Richard Powless told CBC he watched his older brother make a historical shot that he remembers. “Gaylord was running away from the goal, with his back to it. He had a defender on either shoulder. So the almost-predictable, reverse-over-the-shoulder shot was not an option. Instead, Gaylord rifled the ball straight back down between his own feet, where it caromed off the ground and buried top shelf in the net. Even the goalie had to admire that. Almost impossible.”
Powless is featured in the upcoming documentary “THE RULES OF LACROSSE — and the Men Who Break them” by Joanne Storken and Honest Engine Films. In it, hockey superstar Wayne Gretzky tells how much impact Powless had.
“I watched every Canadian, every North American that played lacrosse in the 60s and 70s,” said Gretzky. “Gaylord Powless was the greatest lacrosse player I ever saw play. He would do things with the ball and his stick that nobody’s ever done, nobody ever will do. He was just a very unique, special player. His creativity was so over the top. He could throw the ball backwards even better than he could throw the ball forward. And I remember watching him play each and every night idolizing what he brought, and how exciting it was as a young kid to watch him play.”
Gretzky said, “I saw a lot of great players but to me, there was nobody like Gaylord Powless.”
In 1968, at the age of 17 he was recognized as the best First Nations athlete with the Tom Longboat Award. In the same year he was given the National Lacrosse Association’s All-Star Award. By 1977, Gaylord had played for squads in Montreal, Detroit, Syracuse, Rochester, Portland, Brantford, Brampton and Coquitlam, B.C.. By 1978, he had won every title known in the world of lacrosse.
He retired and became an active coach and advocate for sports at Six Nations of the Grand River.

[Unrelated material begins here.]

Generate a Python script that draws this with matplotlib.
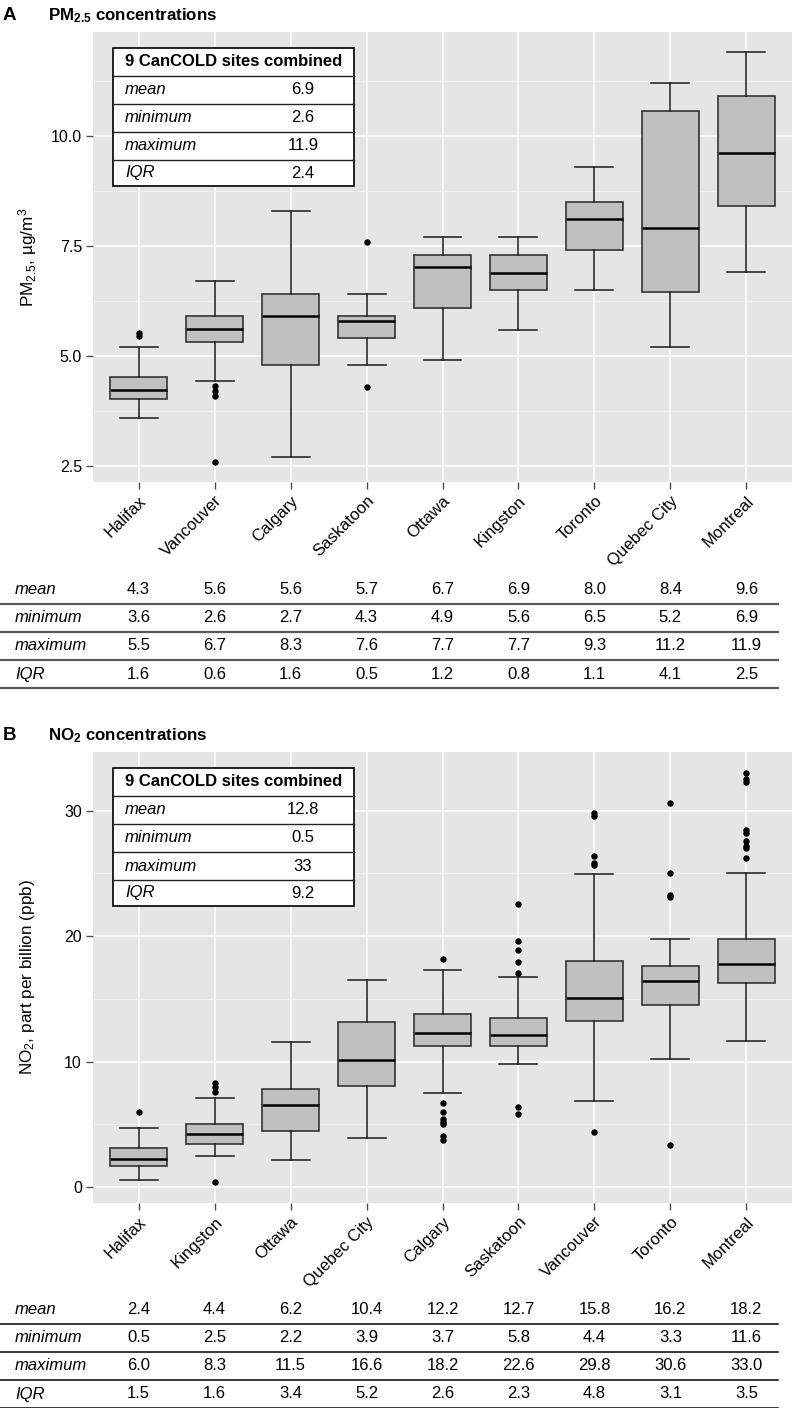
import matplotlib
matplotlib.use("Agg")
import matplotlib.pyplot as plt
from matplotlib.transforms import blended_transform_factory
from matplotlib.lines import Line2D
from matplotlib.patches import Rectangle
from matplotlib.ticker import MultipleLocator

plt.rcParams['font.family'] = ['Liberation Sans', 'DejaVu Sans']
plt.rcParams['mathtext.fontset'] = 'custom'
plt.rcParams['mathtext.rm'] = 'Liberation Sans'
plt.rcParams['mathtext.it'] = 'Liberation Sans:italic'
plt.rcParams['mathtext.bf'] = 'Liberation Sans:bold'

# ---------------- Data: panel A (PM2.5) ----------------
pm_sites = ["Halifax", "Vancouver", "Calgary", "Saskatoon", "Ottawa",
            "Kingston", "Toronto", "Quebec City", "Montreal"]
pm_whislo = [3.6, 4.42, 2.7, 4.8, 4.9, 5.6, 6.5, 5.2, 6.9]
pm_q1 = [4.02, 5.31, 4.8, 5.40, 6.1, 6.5, 7.40, 6.45, 8.42]
pm_med = [4.23, 5.61, 5.92, 5.79, 7.02, 6.89, 8.11, 7.92, 9.61]
pm_q3 = [4.52, 5.91, 6.4, 5.91, 7.30, 7.30, 8.51, 10.56, 10.91]
pm_whishi = [5.2, 6.7, 8.3, 6.4, 7.7, 7.7, 9.3, 11.2, 11.9]
pm_fliers = [[5.46, 5.52], [4.31, 4.20, 4.10, 2.6], [], [4.3, 7.6],
             [], [], [], [], []]
pm_mean = [4.3, 5.6, 5.6, 5.7, 6.7, 6.9, 8.0, 8.4, 9.6]
pm_min = [3.6, 2.6, 2.7, 4.3, 4.9, 5.6, 6.5, 5.2, 6.9]
pm_max = [5.5, 6.7, 8.3, 7.6, 7.7, 7.7, 9.3, 11.2, 11.9]
pm_iqr = [1.6, 0.6, 1.6, 0.5, 1.2, 0.8, 1.1, 4.1, 2.5]
pm_overall = [6.9, 2.6, 11.9, 2.4]
pm_yticks = [2.5, 5.0, 7.5, 10.0]
pm_yticklabels = ["2.5", "5.0", "7.5", "10.0"]

# ---------------- Data: panel B (NO2) ----------------
no2_sites = ["Halifax", "Kingston", "Ottawa", "Quebec City", "Calgary",
             "Saskatoon", "Vancouver", "Toronto", "Montreal"]
no2_whislo = [0.56, 2.52, 2.20, 3.95, 7.51, 9.82, 6.9, 10.18, 11.65]
no2_q1 = [1.65, 3.45, 4.49, 8.04, 11.22, 11.22, 13.24, 14.51, 16.31]
no2_med = [2.28, 4.25, 6.52, 10.16, 12.31, 12.12, 15.09, 16.44, 17.77]
no2_q3 = [3.10, 5.01, 7.80, 13.18, 13.82, 13.5, 18.06, 17.61, 19.79]
no2_whishi = [4.70, 7.14, 11.54, 16.55, 17.32, 16.71, 24.93, 19.79, 25.04]
no2_fliers = [[6.02],
              [7.59, 7.96, 8.33, 0.37],
              [],
              [],
              [18.2, 6.68, 6.02, 5.44, 5.23, 5.01, 4.11, 3.72],
              [22.6, 19.63, 18.89, 17.93, 17.03, 6.42, 5.81],
              [29.8, 29.55, 26.4, 25.85, 25.7, 4.43],
              [30.63, 25.04, 23.31, 23.15, 3.32],
              [33.05, 32.5, 32.33, 28.48, 28.24, 27.58, 27.16, 27.0, 26.25]]
no2_mean = [2.4, 4.4, 6.2, 10.4, 12.2, 12.7, 15.8, 16.2, 18.2]
no2_min = [0.5, 2.5, 2.2, 3.9, 3.7, 5.8, 4.4, 3.3, 11.6]
no2_max = [6.0, 8.3, 11.5, 16.6, 18.2, 22.6, 29.8, 30.6, 33.0]
no2_iqr = [1.5, 1.6, 3.4, 5.2, 2.6, 2.3, 4.8, 3.1, 3.5]
no2_overall = [12.8, 0.5, 33, 9.2]
no2_yticks = [0, 10, 20, 30]
no2_yticklabels = ["0", "10", "20", "30"]

row_names = ["mean", "minimum", "maximum", "IQR"]

# ---------------- Figure ----------------
W, H = 792, 1408
fig = plt.figure(figsize=(W / 100, H / 100), dpi=100)


def fx(px):
    return px / W


def fy(py):
    return 1 - py / H


def panel(top, bottom, sites, lo, q1, med, q3, hi, fliers, yticks, yticklabels,
          ylabel, letter, title, overall, table_rows, inset_top, table_y, line_color, line_w):
    ax = fig.add_axes([fx(93), fy(bottom), fx(W - 93), (bottom - top) / H])
    ax.set_facecolor('#E5E5E5')
    for s in ax.spines.values():
        s.set_visible(False)
    pos = list(range(1, len(sites) + 1))
    stats = [dict(whislo=lo[i], q1=q1[i], med=med[i], q3=q3[i], whishi=hi[i],
                  fliers=fliers[i]) for i in range(len(sites))]
    ax.bxp(stats, positions=pos, widths=0.75, capwidths=0.5, patch_artist=True,
           showfliers=True,
           boxprops=dict(facecolor='#BFBFBF', edgecolor='#333333', linewidth=1.2),
           medianprops=dict(color='black', linewidth=1.8),
           whiskerprops=dict(color='#1a1a1a', linewidth=1.1),
           capprops=dict(color='#1a1a1a', linewidth=1.1),
           flierprops=dict(marker='o', markersize=3.6, markerfacecolor='black',
                           markeredgecolor='black'))
    allv = lo + hi + [v for f in fliers for v in f]
    vmin, vmax = min(allv), max(allv)
    pad = (vmax - vmin) * 0.05
    ax.set_ylim(vmin - pad, vmax + pad)
    ax.set_xlim(0.4, len(sites) + 0.6)
    ax.set_axisbelow(True)
    ax.set_yticks(yticks)
    ax.set_yticklabels(yticklabels)
    step = yticks[1] - yticks[0]
    ax.yaxis.set_minor_locator(MultipleLocator(step / 2))
    ax.grid(which='major', color='white', linewidth=1.1)
    ax.grid(which='minor', axis='y', color='#F2F2F2', linewidth=0.6)
    ax.tick_params(which='minor', length=0)
    ax.tick_params(which='major', length=5, width=1, color='#4D4D4D',
                   labelsize=11.5, labelcolor='black', pad=3)
    ax.set_xticks(pos)
    ax.set_xticklabels(sites, rotation=45, ha='right', va='top',
                       rotation_mode='anchor', fontsize=12)
    # ylabel
    fig.text(fx(28), fy((top + bottom) / 2), ylabel, rotation=90,
             ha='center', va='center', fontsize=12.3)
    # titles
    fig.text(fx(3), fy(top - 12), letter, fontsize=13.5, weight='bold', va='baseline')
    fig.text(fx(48), fy(top - 12), title, fontsize=12.2, weight='bold', va='baseline')
    # inset table
    x0, x1 = 113, 354
    rows = [inset_top + 28 * k for k in range(5)] + [inset_top + 138]
    fig.add_artist(Rectangle((fx(x0), fy(rows[-1])), fx(x1 - x0), (rows[-1] - rows[0]) / H,
                             transform=fig.transFigure, facecolor='white',
                             edgecolor='black', linewidth=1.2, zorder=5))
    for r in rows[1:-1]:
        fig.add_artist(Line2D([fx(x0), fx(x1)], [fy(r), fy(r)], transform=fig.transFigure,
                              color='#222222', linewidth=1.0, zorder=6))
    fig.text(fx((x0 + x1) / 2), fy((rows[0] + rows[1]) / 2), "9 CanCOLD sites combined",
             ha='center', va='center', fontsize=12, weight='bold', zorder=7)
    for k, name in enumerate(row_names):
        yc = fy((rows[k + 1] + rows[k + 2]) / 2)
        fig.text(fx(125), yc, name, ha='left', va='center', fontsize=12,
                 style='italic', zorder=7)
        fig.text(fx(303), yc, "{:g}".format(overall[k]), ha='center', va='center',
                 fontsize=12, zorder=7)
    # bottom table
    trans = blended_transform_factory(ax.transData, fig.transFigure)
    for k, name in enumerate(row_names):
        yc = table_y + 28 * k
        fig.text(fx(15), fy(yc), name, ha='left', va='center', fontsize=12, style='italic')
        for i, v in enumerate(table_rows[k]):
            fig.text(pos[i], fy(yc), "{:.1f}".format(v), ha='center', va='center',
                     fontsize=12, transform=trans)
        ly = yc + 14
        fig.add_artist(Line2D([0, fx(778)], [fy(ly), fy(ly)], transform=fig.transFigure,
                              color=line_color, linewidth=line_w))
    return ax


panel(32, 482, pm_sites, pm_whislo, pm_q1, pm_med, pm_q3, pm_whishi, pm_fliers,
      pm_yticks, pm_yticklabels, r"PM$_{2.5}$, µg/m$^3$", "A",
      r"PM$_{\mathbf{2.5}}$ concentrations", pm_overall,
      [pm_mean, pm_min, pm_max, pm_iqr], 48, 590, '#5a5a5a', 1.6)

panel(752, 1203, no2_sites, no2_whislo, no2_q1, no2_med, no2_q3, no2_whishi, no2_fliers,
      no2_yticks, no2_yticklabels, r"NO$_2$, part per billion (ppb)", "B",
      r"NO$_{\mathbf{2}}$ concentrations", no2_overall,
      [no2_mean, no2_min, no2_max, no2_iqr], 768, 1310, 'black', 1.1)

fig.savefig("out.png", dpi=100)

In 1990, Gaylord was inducted to the Canadian Lacrosse Hall of Fame, making Ross and Gaylord the first and only father-son duo in it’s legacy.
Powless continued his advocacy and support of local athletes up to his illness with colon cancer and eventual death in 2001. Days before his passing, community members at Six Nations made the suggestion to the Six Nations Elected Council to rename the Ohsweken Arena in his memory.
Members of Gaylord’s family said he was told about the decision days before his passing and say it was a happy moment during one of the most difficult journeys a family takes — saying goodbye.
On July 28, 2001, Gaylord died after a three year battle with cancer. He was 54 years old.
In 2017, he was named to Canada’s Sports Hall of Fame. His daughter, Gaylene Powless, accepted the award on behalf of her father and his surviving family — and gave a message to her father’s grandchildren — that the love of the Powless family was paramount to Gaylord’s success and his descendants, his greatest accomplishment.
“As much as your papa would like to have been here and been proud to get this award — he would be more proud of all of you and that you carry on his legacy in your own way.”